Shopper Mobs: The Dark Side of ‘Black Friday’

The New York Times: “What turns ordinary shoppers into dangerous mobs? Social scientists and psychologists are trying to find out. Sharron Lennon, a professor in the merchandising program at Indiana University, became interested in studying consumer misbehavior after seeing news reports a few years back about fights breaking out at her local mall … Dr. Lennon speculates that feelings of unfairness drove many of these shoppers to behave the way they did. Shopping and the retail-consumer relationship, she said, is expected to be an equitable exchange of a good for payment. Any violation of the exchange can evoke strong feelings of inequality.”

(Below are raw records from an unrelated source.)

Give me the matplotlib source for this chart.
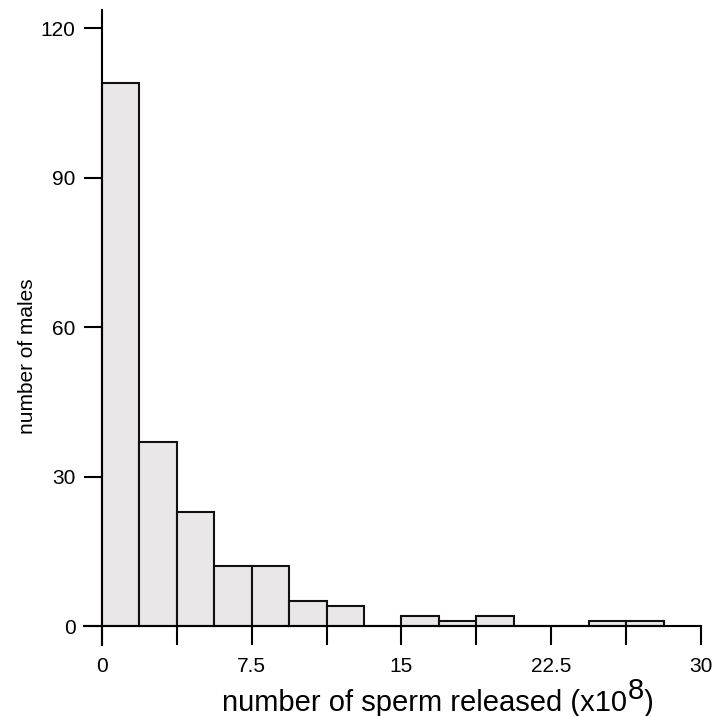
import numpy as np
import matplotlib
matplotlib.use("Agg")
import matplotlib.pyplot as plt

plt.rcParams['font.family'] = ['Liberation Sans', 'DejaVu Sans']

# Histogram of sperm released per male (units of 1e8), bin width 1.875
bin_start = 0.0
bin_width = 1.875
counts = [109, 37, 23, 12, 12, 5, 4, 0, 2, 1, 2, 0, 0, 1, 1]
x_ticks = [0, 7.5, 15, 22.5, 30]
x_tick_labels = ["0", "7.5", "15", "22.5", "30"]
y_ticks = [0, 30, 60, 90, 120]

left_edges = bin_start + bin_width * np.arange(len(counts))

W, H = 721, 716
fig = plt.figure(figsize=(W / 100, H / 100), dpi=100)
ax = fig.add_axes([0.1165, 0.0992, 0.8558, 0.8868])

ax.bar(left_edges, counts, width=bin_width, align='edge',
       color='#e9e7e7', edgecolor='#111111', linewidth=1.5)

ax.set_xlim(-0.9, 30)
ax.set_ylim(-3.8, 123.7)

for side in ('top', 'right'):
    ax.spines[side].set_visible(False)
ax.spines['left'].set_position(('data', 0))
ax.spines['bottom'].set_position(('data', 0))
ax.spines['left'].set_linewidth(1.5)
ax.spines['bottom'].set_linewidth(1.5)

ax.set_xticks(x_ticks)
ax.set_xticklabels(x_tick_labels)
ax.set_xticks(np.arange(3.75, 30, 7.5), minor=True)
ax.set_yticks(y_ticks)

ax.tick_params(axis='x', which='both', direction='out', length=13.5, width=1.5, pad=9, labelsize=15)
ax.tick_params(axis='y', direction='out', length=13, width=1.5, pad=6, labelsize=15)

ax.set_ylabel("number of males", fontsize=15)
ax.yaxis.set_label_coords(-0.076, 0.455)

# x label with a full-size raised exponent, built from three pieces
label_size = 21
baseline = (H - 711) / H
t_main = fig.text(222 / W, baseline, "number of sperm released (x10",
                  fontsize=label_size, ha='left', va='baseline')
renderer = fig.canvas.get_renderer()
bb = t_main.get_window_extent(renderer)
t_exp = fig.text(bb.x1 / W + 0.5 / W, baseline + 12 / H, "8",
                 fontsize=label_size, ha='left', va='baseline')
bb2 = t_exp.get_window_extent(renderer)
fig.text(bb2.x1 / W, baseline, ")", fontsize=label_size, ha='left', va='baseline')

fig.savefig("out.png", dpi=100)
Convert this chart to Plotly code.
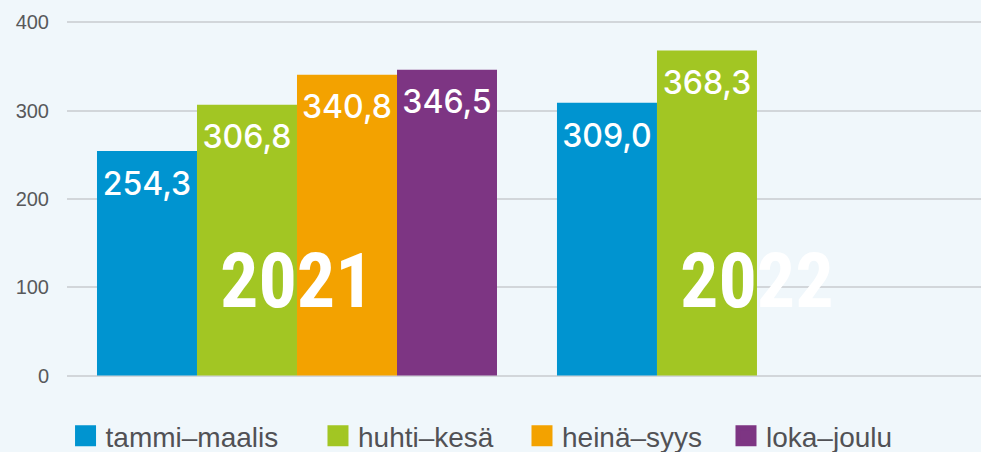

“When a store failed to properly stock advertised ‘doorbusters,’ when sale prices weren’t honored, such as being denied an early bird discount at checkout even though they were in line before the sale expired, or when they failed to obtain an advertised item or failed to receive the discounts they anticipated, Black Friday shoppers were most likely to misbehave. In a follow-up study, Dr. Lennon … found that those who felt other customers were being ‘unpleasant’ were more likely to feel the store was being unfair — and were more likely to become uncivil themselves.”

“Perceptions of scarcity are also a driving factor in consumer misbehavior, said Bridget Nichols, an associate professor of marketing and sports business at Northern Kentucky University. When consumers feel a product is scarce, they value it more. And Black Friday is designed to offer limited amounts of products for a limited amount of time, thus heightening the sense of urgency, she said … Sharing the Black Friday ritual with friends and family can create a similar sense of tribal bonding, Dr. Nichols said, and reinforce bad behavior.”